[PROVIDED MATERIAL]:

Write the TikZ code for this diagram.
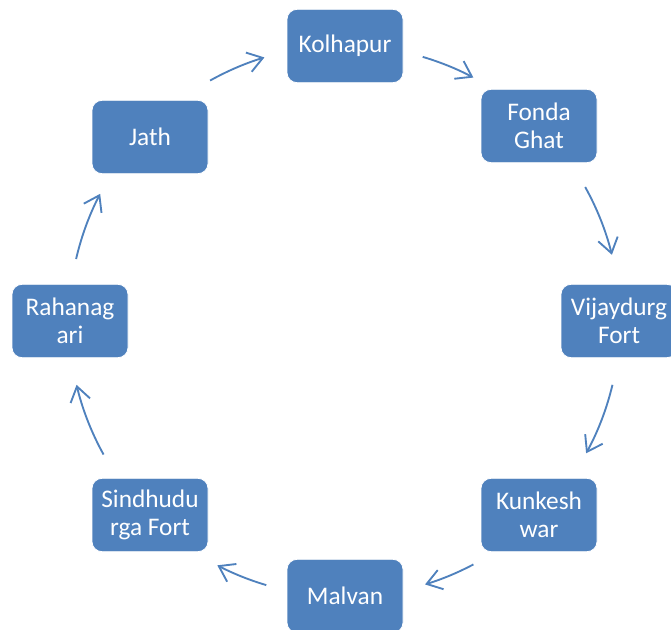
\documentclass[tikz,border=0pt]{standalone}
\usepackage{fontspec}
\setmainfont{Carlito}
\usepackage{tikz}
\usetikzlibrary{arrows.meta,positioning}
\definecolor{boxblue}{RGB}{79,129,189}
\tikzset{
place/.style={
  rectangle, rounded corners=7.5pt,
  fill=boxblue, draw=white, line width=0.6pt,
  minimum width=87pt, minimum height=55pt,
  text=white, align=center,
  font=\fontsize{19}{20.8}\selectfont
},
cyc/.style={
  draw=boxblue, line width=1.4pt,
  -{Straight Barb[length=11pt,width=15pt,line width=1.4pt]}
},
}

\begin{document}
\begin{tikzpicture}[x=0.75pt,y=0.75pt]
\useasboundingbox (0,0) rectangle (671,629);
\coordinate (c) at (344.5,308);
% places round the cycle
\node[place] (kol) at (345,583) {Kolhapur};
\node[place] (fon) at (539,503) {Fonda\\Ghat};
\node[place] (vij) at (619,308) {Vijaydurg\\Fort};
\node[place] (kun) at (539,114) {Kunkesh\\war};
\node[place] (mal) at (345,33)  {Malvan};
\node[place] (sin) at (150,114) {Sindhudu\\rga Fort};
\node[place] (rah) at (70,308)  {Rahanag\\ari};
\node[place] (jat) at (150,492) {Jath};
% arrows on the circle
\foreach \a/\b in {73.5/62.1, 29.1/13.9, -13.4/-28.7, -62.1/-73,
                   -106.5/-117.5, -151/-166.6, 167/152.5, 119.2/106.9}
  \draw[cyc] ([shift={(\a:206.6pt)}]c) arc[start angle=\a, end angle=\b, radius=206.6pt];
\end{tikzpicture}
\end{document}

[TASK DIRECTIONS]: Every line is to be duplicated exactly, though pictures stay out.

[COMPLETED TASK]:
Write the TikZ code for this diagram.
\documentclass[tikz,border=0pt]{standalone}
\usepackage{fontspec}
\setmainfont{Carlito}
\usepackage{tikz}
\usetikzlibrary{arrows.meta,positioning}
\definecolor{boxblue}{RGB}{79,129,189}
\tikzset{
place/.style={
  rectangle, rounded corners=7.5pt,
  fill=boxblue, draw=white, line width=0.6pt,
  minimum width=87pt, minimum height=55pt,
  text=white, align=center,
  font=\fontsize{19}{20.8}\selectfont
},
cyc/.style={
  draw=boxblue, line width=1.4pt,
  -{Straight Barb[length=11pt,width=15pt,line width=1.4pt]}
},
}

\begin{document}
\begin{tikzpicture}[x=0.75pt,y=0.75pt]
\useasboundingbox (0,0) rectangle (671,629);
\coordinate (c) at (344.5,308);
% places round the cycle
\node[place] (kol) at (345,583) {Kolhapur};
\node[place] (fon) at (539,503) {Fonda\\Ghat};
\node[place] (vij) at (619,308) {Vijaydurg\\Fort};
\node[place] (kun) at (539,114) {Kunkesh\\war};
\node[place] (mal) at (345,33)  {Malvan};
\node[place] (sin) at (150,114) {Sindhudu\\rga Fort};
\node[place] (rah) at (70,308)  {Rahanag\\ari};
\node[place] (jat) at (150,492) {Jath};
% arrows on the circle
\foreach \a/\b in {73.5/62.1, 29.1/13.9, -13.4/-28.7, -62.1/-73,
                   -106.5/-117.5, -151/-166.6, 167/152.5, 119.2/106.9}
  \draw[cyc] ([shift={(\a:206.6pt)}]c) arc[start angle=\a, end angle=\b, radius=206.6pt];
\end{tikzpicture}
\end{document}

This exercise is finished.